Font stack construction orders fonts from most preferred to most generic. The stack typically progresses from custom font to platform-specific system fonts to generic font family.

Font Stack Example:

font-family:
  "Custom Brand Font",     /* Primary custom font */
  -apple-system,           /* iOS/macOS system font */
  BlinkMacSystemFont,      /* Chrome macOS system font */
  "Segoe UI",              /* Windows system font */
  Roboto,                  /* Android system font */
  "Helvetica Neue",        /* Older macOS fallback */
  Arial,                   /* Cross-platform fallback */
  sans-serif;              /* Generic fallback */

Platform-Specific System Fonts:
iOS/macOS: San Francisco (-apple-system, BlinkMacSystemFont)
Android: Roboto
Windows: Segoe UI
Linux: Often DejaVu Sans or Liberation Sans

Metric matching reduces layout shift during font swapping. Fallback fonts with similar metrics (x-height, character width, line height) to the primary font cause less visual disruption when swapping occurs. Tools like font-style-matcher help identify metrically similar fallbacks.

CSS font-size-adjust can normalize apparent sizes across fonts with different metrics. Setting font-size-adjust to the primary font’s aspect ratio (x-height divided by font-size) helps maintain consistent perceived size across fallbacks.

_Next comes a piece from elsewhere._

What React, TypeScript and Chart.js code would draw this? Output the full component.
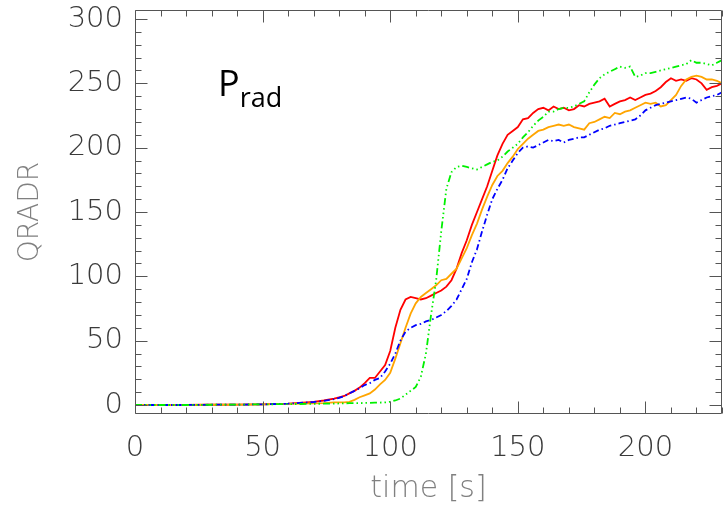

Unicode range fallbacks handle missing characters. A primary font might lack certain Unicode ranges (mathematical symbols, specific scripts). CSS @font-face rules can specify fonts for specific Unicode ranges, providing targeted fallbacks.

Key Considerations

• Fallback fonts should be visually similar to primary fonts
• Different platforms have different available system fonts
• Metric differences cause layout shift during font swap
• Unicode coverage gaps need specific character fallbacks
• Generic font families provide last-resort fallback
• Testing should verify fallback behavior on all platforms

Common Questions

How do design systems specify fallback stacks for mobile applications?

Mobile applications typically do not need extensive fallback stacks because custom fonts bundle with the application. If bundled fonts load correctly, no fallback is needed.

However, fallback specifications help during development and handle edge cases. If a font file is misconfigured, having a specified fallback prevents broken text.

Platform-specific fallbacks align with system defaults. iOS applications fall back to San Francisco. Android applications fall back to Roboto. These system fonts always exist on their platforms.

Design system documentation should list expected fallback behavior so developers understand what to expect if primary fonts fail.

How can teams reduce layout shift from font swapping?

Metrically matched fallbacks minimize visual change. Using tools to find fallback fonts with similar character widths, x-heights, and line heights reduces movement when swapping occurs.

CSS size-adjust descriptor (in @font-face) scales fallback fonts to match custom font metrics. This relatively new feature enables mathematical adjustment of fallback fonts.

Preloading critical fonts reduces time in fallback state. If fonts load quickly enough, users may never see fallback fonts.

Optional font-display value allows browsers to skip custom fonts if they load too slowly. This prevents late swap but means custom fonts may never display on slow connections.

Testing font swapping behavior reveals problematic layout shifts. Throttled network conditions in browser dev tools simulate slow font loading.

What happens when primary fonts lack needed characters?

Unicode range fallbacks provide characters missing from primary fonts. A primary Western font might lack CJK characters. A @font-face rule targeting those Unicode ranges specifies an appropriate font.

System fonts typically have broad Unicode coverage. Sans-serif and serif generic fallbacks eventually provide most characters through system fonts.

Design systems targeting international audiences should specify fonts with appropriate language coverage or provide explicit fallbacks for supported languages.

Testing with actual content in target languages verifies character coverage and fallback behavior.

Summary

Font fallback strategy ensures readable text when primary fonts are unavailable through ordered font stacks progressing from custom fonts through system fonts to generic families. Metrically similar fallbacks reduce layout shift during font swapping. Design systems should specify complete cross-platform fallback stacks and document expected fallback behavior for all target platforms.